-- Start of INFORMATION SHOWN --

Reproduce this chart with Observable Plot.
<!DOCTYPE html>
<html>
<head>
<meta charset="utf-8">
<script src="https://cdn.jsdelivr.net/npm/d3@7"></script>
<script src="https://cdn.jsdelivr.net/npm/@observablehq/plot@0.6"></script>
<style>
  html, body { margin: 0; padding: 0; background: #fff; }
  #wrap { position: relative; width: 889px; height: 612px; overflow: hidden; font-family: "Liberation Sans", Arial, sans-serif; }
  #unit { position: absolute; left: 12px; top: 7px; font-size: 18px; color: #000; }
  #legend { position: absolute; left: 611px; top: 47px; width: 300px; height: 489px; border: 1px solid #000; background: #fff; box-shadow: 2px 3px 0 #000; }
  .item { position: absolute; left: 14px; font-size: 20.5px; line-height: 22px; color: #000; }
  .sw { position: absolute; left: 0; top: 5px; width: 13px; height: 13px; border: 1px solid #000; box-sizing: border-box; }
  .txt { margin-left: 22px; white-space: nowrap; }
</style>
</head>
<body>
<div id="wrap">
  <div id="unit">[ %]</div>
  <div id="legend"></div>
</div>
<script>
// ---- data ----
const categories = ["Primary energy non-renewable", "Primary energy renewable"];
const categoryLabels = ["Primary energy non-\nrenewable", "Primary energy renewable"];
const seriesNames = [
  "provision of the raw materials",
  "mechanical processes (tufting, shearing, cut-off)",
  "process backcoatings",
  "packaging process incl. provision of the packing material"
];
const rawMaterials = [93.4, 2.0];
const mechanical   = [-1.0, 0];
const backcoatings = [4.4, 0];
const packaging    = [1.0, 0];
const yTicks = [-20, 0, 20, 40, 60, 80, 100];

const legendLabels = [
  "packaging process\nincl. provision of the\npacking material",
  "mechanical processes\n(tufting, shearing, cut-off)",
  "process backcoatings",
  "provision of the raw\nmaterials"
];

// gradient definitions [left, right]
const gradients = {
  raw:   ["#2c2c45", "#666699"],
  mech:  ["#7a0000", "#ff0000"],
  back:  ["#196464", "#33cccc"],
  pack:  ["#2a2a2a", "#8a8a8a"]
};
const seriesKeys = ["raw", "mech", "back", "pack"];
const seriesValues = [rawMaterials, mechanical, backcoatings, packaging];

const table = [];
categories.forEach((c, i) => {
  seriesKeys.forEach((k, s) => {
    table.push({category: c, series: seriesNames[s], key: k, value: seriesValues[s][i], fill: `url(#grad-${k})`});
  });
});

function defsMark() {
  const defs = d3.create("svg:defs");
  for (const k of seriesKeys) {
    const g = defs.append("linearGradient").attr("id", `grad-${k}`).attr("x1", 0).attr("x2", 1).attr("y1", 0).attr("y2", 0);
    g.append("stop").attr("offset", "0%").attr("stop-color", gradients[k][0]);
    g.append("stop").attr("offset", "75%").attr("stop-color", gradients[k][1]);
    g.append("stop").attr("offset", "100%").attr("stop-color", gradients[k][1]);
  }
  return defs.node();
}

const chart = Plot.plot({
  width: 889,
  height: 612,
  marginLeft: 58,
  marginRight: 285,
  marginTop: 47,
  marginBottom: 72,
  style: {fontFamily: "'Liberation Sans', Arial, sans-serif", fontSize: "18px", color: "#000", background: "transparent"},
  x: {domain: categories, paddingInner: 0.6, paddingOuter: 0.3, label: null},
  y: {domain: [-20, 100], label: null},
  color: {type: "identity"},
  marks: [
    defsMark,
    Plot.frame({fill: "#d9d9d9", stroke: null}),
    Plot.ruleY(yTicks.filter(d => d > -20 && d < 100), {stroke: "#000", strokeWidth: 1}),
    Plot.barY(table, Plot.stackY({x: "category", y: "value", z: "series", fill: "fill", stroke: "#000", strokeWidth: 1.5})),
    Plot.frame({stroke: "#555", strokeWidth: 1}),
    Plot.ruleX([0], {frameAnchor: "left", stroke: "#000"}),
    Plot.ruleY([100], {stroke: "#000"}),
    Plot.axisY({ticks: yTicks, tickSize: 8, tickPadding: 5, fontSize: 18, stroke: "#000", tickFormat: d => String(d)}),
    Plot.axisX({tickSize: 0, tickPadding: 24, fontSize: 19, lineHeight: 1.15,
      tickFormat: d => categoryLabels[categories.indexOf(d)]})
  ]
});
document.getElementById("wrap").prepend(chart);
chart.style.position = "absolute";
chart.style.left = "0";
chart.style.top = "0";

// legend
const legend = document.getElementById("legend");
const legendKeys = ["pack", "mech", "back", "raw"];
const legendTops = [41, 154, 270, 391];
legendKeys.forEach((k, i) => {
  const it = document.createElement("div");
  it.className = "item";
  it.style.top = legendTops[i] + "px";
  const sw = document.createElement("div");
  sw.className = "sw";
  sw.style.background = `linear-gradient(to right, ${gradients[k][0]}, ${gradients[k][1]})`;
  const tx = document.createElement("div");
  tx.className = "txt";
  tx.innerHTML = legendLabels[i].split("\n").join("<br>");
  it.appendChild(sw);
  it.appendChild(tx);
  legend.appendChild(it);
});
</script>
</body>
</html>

-- End of INFORMATION SHOWN --

■ WHAT NEEDS TO BE DONE
Using the data above, output each line exactly.

■ FINISHED ANSWER
Reproduce this chart with Observable Plot.
<!DOCTYPE html>
<html>
<head>
<meta charset="utf-8">
<script src="https://cdn.jsdelivr.net/npm/d3@7"></script>
<script src="https://cdn.jsdelivr.net/npm/@observablehq/plot@0.6"></script>
<style>
  html, body { margin: 0; padding: 0; background: #fff; }
  #wrap { position: relative; width: 889px; height: 612px; overflow: hidden; font-family: "Liberation Sans", Arial, sans-serif; }
  #unit { position: absolute; left: 12px; top: 7px; font-size: 18px; color: #000; }
  #legend { position: absolute; left: 611px; top: 47px; width: 300px; height: 489px; border: 1px solid #000; background: #fff; box-shadow: 2px 3px 0 #000; }
  .item { position: absolute; left: 14px; font-size: 20.5px; line-height: 22px; color: #000; }
  .sw { position: absolute; left: 0; top: 5px; width: 13px; height: 13px; border: 1px solid #000; box-sizing: border-box; }
  .txt { margin-left: 22px; white-space: nowrap; }
</style>
</head>
<body>
<div id="wrap">
  <div id="unit">[ %]</div>
  <div id="legend"></div>
</div>
<script>
// ---- data ----
const categories = ["Primary energy non-renewable", "Primary energy renewable"];
const categoryLabels = ["Primary energy non-\nrenewable", "Primary energy renewable"];
const seriesNames = [
  "provision of the raw materials",
  "mechanical processes (tufting, shearing, cut-off)",
  "process backcoatings",
  "packaging process incl. provision of the packing material"
];
const rawMaterials = [93.4, 2.0];
const mechanical   = [-1.0, 0];
const backcoatings = [4.4, 0];
const packaging    = [1.0, 0];
const yTicks = [-20, 0, 20, 40, 60, 80, 100];

const legendLabels = [
  "packaging process\nincl. provision of the\npacking material",
  "mechanical processes\n(tufting, shearing, cut-off)",
  "process backcoatings",
  "provision of the raw\nmaterials"
];

// gradient definitions [left, right]
const gradients = {
  raw:   ["#2c2c45", "#666699"],
  mech:  ["#7a0000", "#ff0000"],
  back:  ["#196464", "#33cccc"],
  pack:  ["#2a2a2a", "#8a8a8a"]
};
const seriesKeys = ["raw", "mech", "back", "pack"];
const seriesValues = [rawMaterials, mechanical, backcoatings, packaging];

const table = [];
categories.forEach((c, i) => {
  seriesKeys.forEach((k, s) => {
    table.push({category: c, series: seriesNames[s], key: k, value: seriesValues[s][i], fill: `url(#grad-${k})`});
  });
});

function defsMark() {
  const defs = d3.create("svg:defs");
  for (const k of seriesKeys) {
    const g = defs.append("linearGradient").attr("id", `grad-${k}`).attr("x1", 0).attr("x2", 1).attr("y1", 0).attr("y2", 0);
    g.append("stop").attr("offset", "0%").attr("stop-color", gradients[k][0]);
    g.append("stop").attr("offset", "75%").attr("stop-color", gradients[k][1]);
    g.append("stop").attr("offset", "100%").attr("stop-color", gradients[k][1]);
  }
  return defs.node();
}

const chart = Plot.plot({
  width: 889,
  height: 612,
  marginLeft: 58,
  marginRight: 285,
  marginTop: 47,
  marginBottom: 72,
  style: {fontFamily: "'Liberation Sans', Arial, sans-serif", fontSize: "18px", color: "#000", background: "transparent"},
  x: {domain: categories, paddingInner: 0.6, paddingOuter: 0.3, label: null},
  y: {domain: [-20, 100], label: null},
  color: {type: "identity"},
  marks: [
    defsMark,
    Plot.frame({fill: "#d9d9d9", stroke: null}),
    Plot.ruleY(yTicks.filter(d => d > -20 && d < 100), {stroke: "#000", strokeWidth: 1}),
    Plot.barY(table, Plot.stackY({x: "category", y: "value", z: "series", fill: "fill", stroke: "#000", strokeWidth: 1.5})),
    Plot.frame({stroke: "#555", strokeWidth: 1}),
    Plot.ruleX([0], {frameAnchor: "left", stroke: "#000"}),
    Plot.ruleY([100], {stroke: "#000"}),
    Plot.axisY({ticks: yTicks, tickSize: 8, tickPadding: 5, fontSize: 18, stroke: "#000", tickFormat: d => String(d)}),
    Plot.axisX({tickSize: 0, tickPadding: 24, fontSize: 19, lineHeight: 1.15,
      tickFormat: d => categoryLabels[categories.indexOf(d)]})
  ]
});
document.getElementById("wrap").prepend(chart);
chart.style.position = "absolute";
chart.style.left = "0";
chart.style.top = "0";

// legend
const legend = document.getElementById("legend");
const legendKeys = ["pack", "mech", "back", "raw"];
const legendTops = [41, 154, 270, 391];
legendKeys.forEach((k, i) => {
  const it = document.createElement("div");
  it.className = "item";
  it.style.top = legendTops[i] + "px";
  const sw = document.createElement("div");
  sw.className = "sw";
  sw.style.background = `linear-gradient(to right, ${gradients[k][0]}, ${gradients[k][1]})`;
  const tx = document.createElement("div");
  tx.className = "txt";
  tx.innerHTML = legendLabels[i].split("\n").join("<br>");
  it.appendChild(sw);
  it.appendChild(tx);
  legend.appendChild(it);
});
</script>
</body>
</html>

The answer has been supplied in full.